模型部署 · PrimeHub

透過 Model Deployment 功能，使用者可以對 Deployment 進行新增、刪除、更新及佈建等操作。當 Deployment 功能於 Group 設定中開啟時，該 Group 的成員就可以使用此功能。在資源分配上，佈建上線的 model service 須在同 Group quota 限制下，才能佈建成功。管理者可透過 Grafana 來監測該佈建上線服務的使用狀態及資源使用數據；使用者可以檢視佈建的歷史記錄。

開啟功能

首先開啟指定 Group 的 Model Deployment 功能。

如果先決的專案群組並沒有開啟Model Deployment，將會看到此訊息

Feature not available - Model Deployment is not enabled for this group.
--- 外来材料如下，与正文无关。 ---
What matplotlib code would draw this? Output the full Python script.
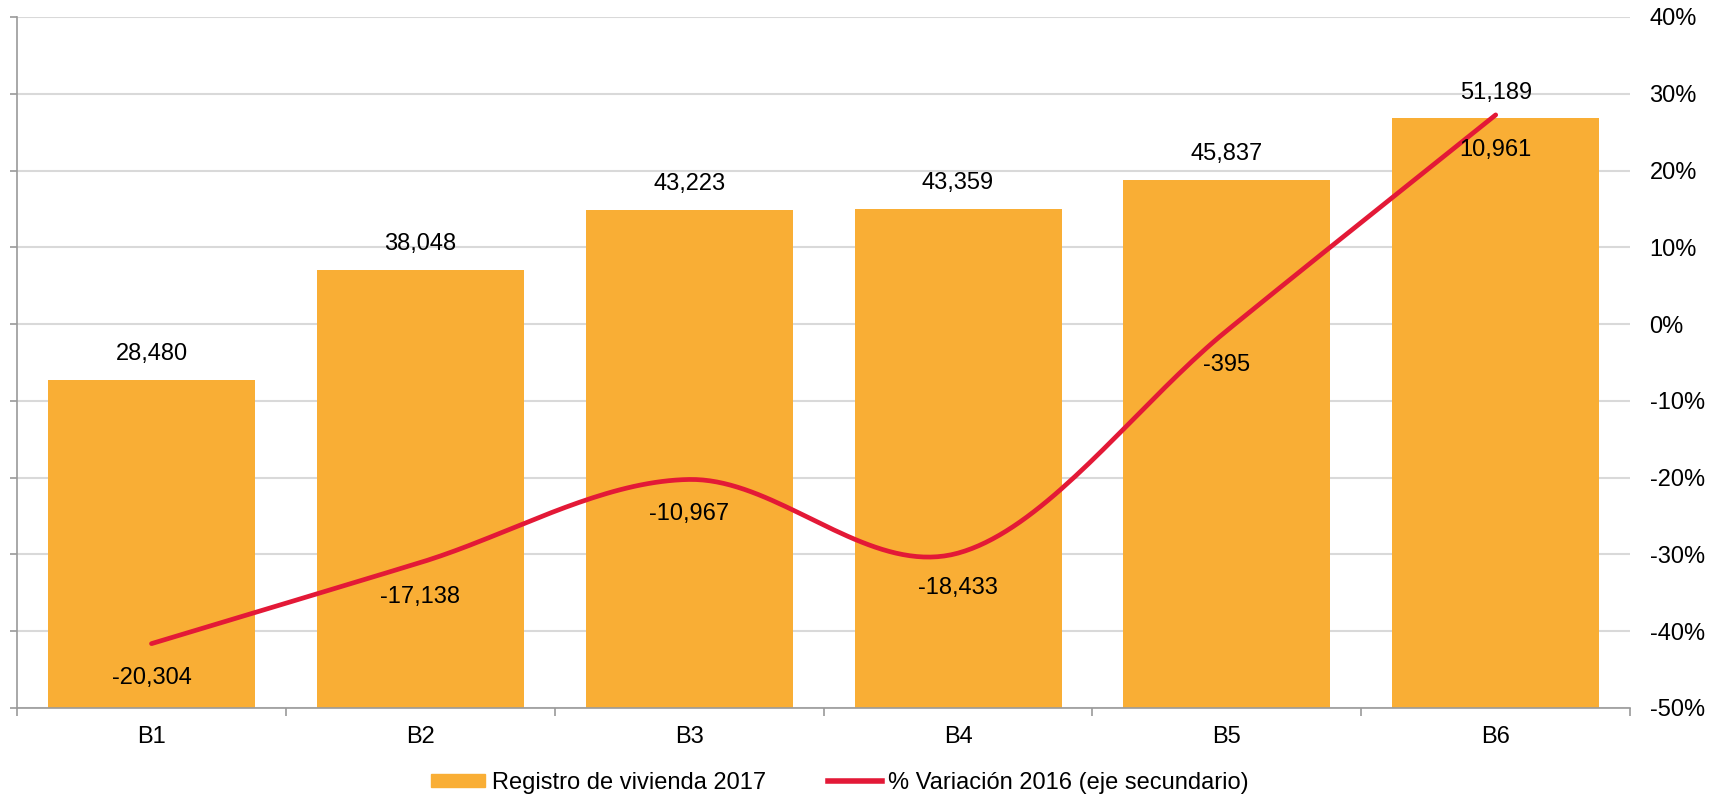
import matplotlib
matplotlib.use("Agg")
import matplotlib.pyplot as plt
from matplotlib.lines import Line2D
from matplotlib.patches import Patch
import numpy as np

categories = ["B1", "B2", "B3", "B4", "B5", "B6"]
registro_2017 = [28480, 38048, 43223, 43359, 45837, 51189]
diferencia_2016 = [-20304, -17138, -10967, -18433, -395, 10961]

BAR_COLOR = "#F9AE35"
LINE_COLOR = "#E31937"
GRID_COLOR = "#D9D9D9"
AXIS_COLOR = "#9A9A9A"

plt.rcParams["font.family"] = ["Liberation Sans", "DejaVu Sans"]
plt.rcParams["font.size"] = 17


def catmull_rom(x, y, steps=40):
    # smooth curve through every point, like a spreadsheet "smoothed line"
    x = np.asarray(x, float)
    y = np.asarray(y, float)
    px = np.concatenate([[2 * x[0] - x[1]], x, [2 * x[-1] - x[-2]]])
    py = np.concatenate([[2 * y[0] - y[1]], y, [2 * y[-1] - y[-2]]])
    xs, ys = [], []
    t = np.linspace(0, 1, steps)
    for i in range(1, len(px) - 2):
        for p, out in ((px, xs), (py, ys)):
            p0, p1, p2, p3 = p[i - 1], p[i], p[i + 1], p[i + 2]
            seg = 0.5 * ((2 * p1) + (-p0 + p2) * t
                         + (2 * p0 - 5 * p1 + 4 * p2 - p3) * t ** 2
                         + (-p0 + 3 * p1 - 3 * p2 + p3) * t ** 3)
            out.extend(seg if i == 1 else seg[1:])
    return np.array(xs), np.array(ys)


def main() -> None:
    registro = np.array(registro_2017, float)
    diff = np.array(diferencia_2016, float)
    # variation vs 2016 in percent, from the 2017 count and the change
    variacion = diff / (registro - diff) * 100

    x = np.arange(len(categories))

    fig = plt.figure(figsize=(17.25, 7.97), dpi=100)
    ax = fig.add_axes([0.0099, 0.1117, 0.9351, 0.867])
    ax2 = ax.twinx()

    ax.bar(x, registro, width=0.77, color=BAR_COLOR, zorder=2)
    ax.set_xlim(-0.5, len(categories) - 0.5)
    ax.set_ylim(0, 60000)
    ax.set_yticks(np.linspace(0, 60000, 10))
    ax.set_yticklabels([])
    ax.set_axisbelow(True)
    ax.grid(axis="y", color=GRID_COLOR, linewidth=1.5)
    ax.tick_params(axis="y", length=5, width=1.2, color=AXIS_COLOR, direction="out")

    ax.set_xticks(x)
    ax.set_xticklabels(categories)
    ax.set_xticks(np.arange(-0.5, len(categories)), minor=True)
    ax.tick_params(axis="x", which="major", length=0, pad=13)
    ax.tick_params(axis="x", which="minor", length=6, width=1.2, color=AXIS_COLOR)

    for side in ("top", "right"):
        ax.spines[side].set_visible(False)
    for side in ("left", "bottom"):
        ax.spines[side].set_color(AXIS_COLOR)
        ax.spines[side].set_linewidth(1.2)

    for xi, v in zip(x, registro_2017):
        ax.annotate(f"{v:,}", (xi, v), xytext=(0, 18.5), textcoords="offset points",
                    ha="center", va="center")

    sx, sy = catmull_rom(x, variacion)
    ax2.plot(sx, sy, color=LINE_COLOR, linewidth=3.4, solid_capstyle="round", zorder=3)
    ax2.set_ylim(-50, 40)
    ax2.set_yticks(np.arange(-50, 41, 10))
    ax2.set_yticklabels([f"{t}%" for t in range(-50, 41, 10)])
    ax2.tick_params(axis="y", length=0, pad=14)
    for side in ("top", "right", "left", "bottom"):
        ax2.spines[side].set_visible(False)

    for xi, yi, d in zip(x, variacion, diferencia_2016):
        ax2.annotate(f"{d:,}", (xi, yi), xytext=(0, -25), textcoords="offset points",
                     ha="center", va="center")

    handles = [
        Patch(color=BAR_COLOR, label="Registro de vivienda 2017"),
        Line2D([], [], color=LINE_COLOR, linewidth=4,
               label="% Variación 2016 (eje secundario)"),
    ]
    fig.legend(handles=handles, loc="center", bbox_to_anchor=(0.487, 0.018),
               ncol=2, frameon=False, handlelength=2.3, handleheight=0.5,
               handletextpad=0.28, columnspacing=2.6)

    fig.savefig("out.png", dpi=100)
    plt.close(fig)


if __name__ == "__main__":
    main()
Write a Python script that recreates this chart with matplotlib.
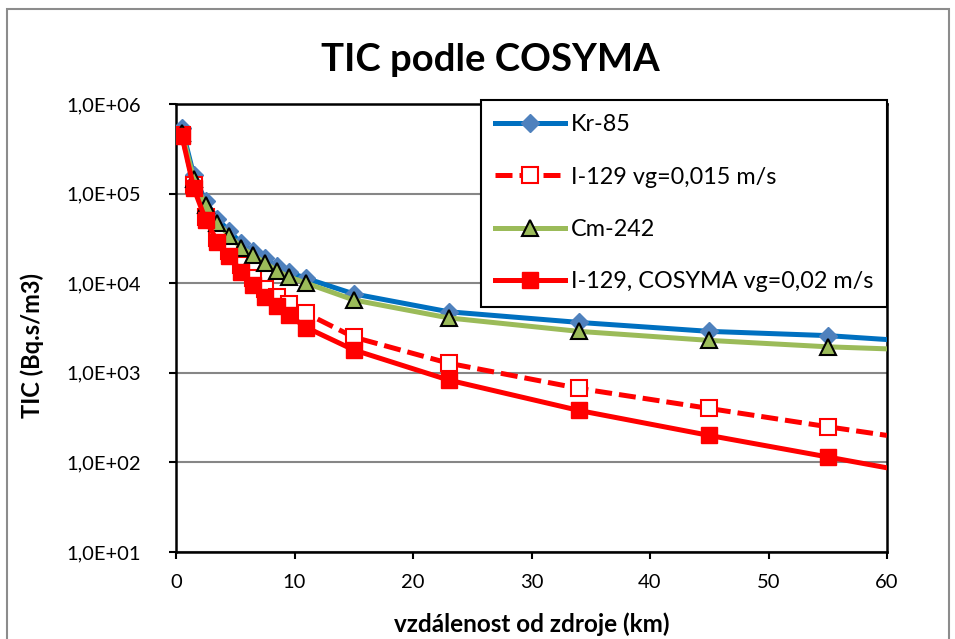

Please contact your administrator to enable it.

請將洽管理員為此專案群組開啟 Model Deployment 或切換至其它已開啟功能的專案群組。

主頁

此頁一覽所有已創建的部署；

狀態分別由下列顏色來區別：

輸入Search by name: 依關鍵字搜尋部署。
點擊+ Create Deployment 按鈕，進入 Deployment 創建頁。
點擊Refresh按鈕，更新部署狀態。
勾選Deployed By Me: 僅列出由自己發佈的部署。

部署

各部署列出下列簡短資訊；點擊各部署可查看詳細資訊。

Info	Description
Title	名稱
Endpoint	佈署上線服務 URL
Last Updated	最後更新時間 by `user`
Status	Deployed Failed Deploying Stopped

Manage: 點擊進入部署詳細頁。
Start/Stop: 起動/停止部署服務。

創建

請確認目前預先決定的專案群組，是否為設想的群組；切換專案群組請用下拉選單 Group:。

Deployment Details

Deployment Name: 名稱。
Deployment ID: 系統產生或使用者自行輸入唯一 ID。
Model Image:
- 可以直接部署的映像檔 (Tutorial: 透過 Language Wrapper 打包模型映像檔部署).
- 或是採用 pre-packaged model server 映像檔搭配 model file (Tutorial: 透過 Pre-packaged Server 模型部署、Tutorial: 透過 Pre-packaged Server 模型部署 (PHFS)).
  
  選擇建議合適的 pre-packaged model server 映像檔；可以點擊連結查看相關教學。
Model URI: 模型檔案路徑；支援的 URIs。
Image Pull Secret: 如果必要，請指定下拉 Model Image 所需的 pull secret。
Descriptions: 使用者輸入描述。

模型部署有兩種方式，直接部署已包裝模型檔的映像檔(由使用者事先包裝) 及指定模型檔 Model URI 搭配指定包裝用的映像檔在機制下自動部署成服務。請根據部署方法帶入合適的Model Image及模型檔 Model URI 。

Environment Variables

可加入多個環境變數。

Name: 變數名。
Value: 數值。

Metadata

可加入多個額外「鍵/值」組合。

Name: 鍵名。
Value: 數值。

Resources

InstanceTypes: 指定資源配置請求的 instance type。
Replicas: 指定上線副本的數量。

Endpoint

Private Access: 設定 Endpoint 存取為公開或私人開關；如果開啟私人，則部署詳細頁上會顯示Clients頁籤，可由此產生存取 Token。

Deploy

Update Message: 使用者針對每次更新附上說明。

點擊Deploy鈕，進行部署。

佈建啟動時會跳出對話框，點擊可查看部署詳細內容頁。

部署詳細資訊

Information

欄位	描述
Status	狀態
Message	相關訊息
Endpoint	佈建上線服務 URL
Creation Time	創建時間
Last Updated	最後更新時間
Model Image	指定的 Model Image
Model URI	指定的模型檔案路徑
Image Pull Secret	下拉此 Image 用的 Secret
Description	使用者輸入描述
Instance Type	佈建用資源配請求
Replicas	副本個數
Access Type	Public 或 Private
Run an Example	以實際資料來替代 `Curl` 範例中 `${YOUR_DATA}` 來驗證部署服務；範例依據 `Private` 或 `Public` 而有差異

Metadata 表
Environment Variables 表: 按下小眼睛圖示來顯示變數內容。

Logs

Replicas: 查看指定副本。

Logs 頁上顯示目前部署的記錄。

Timestamp 以 Universal Time Coordinated (UTC) 為基準。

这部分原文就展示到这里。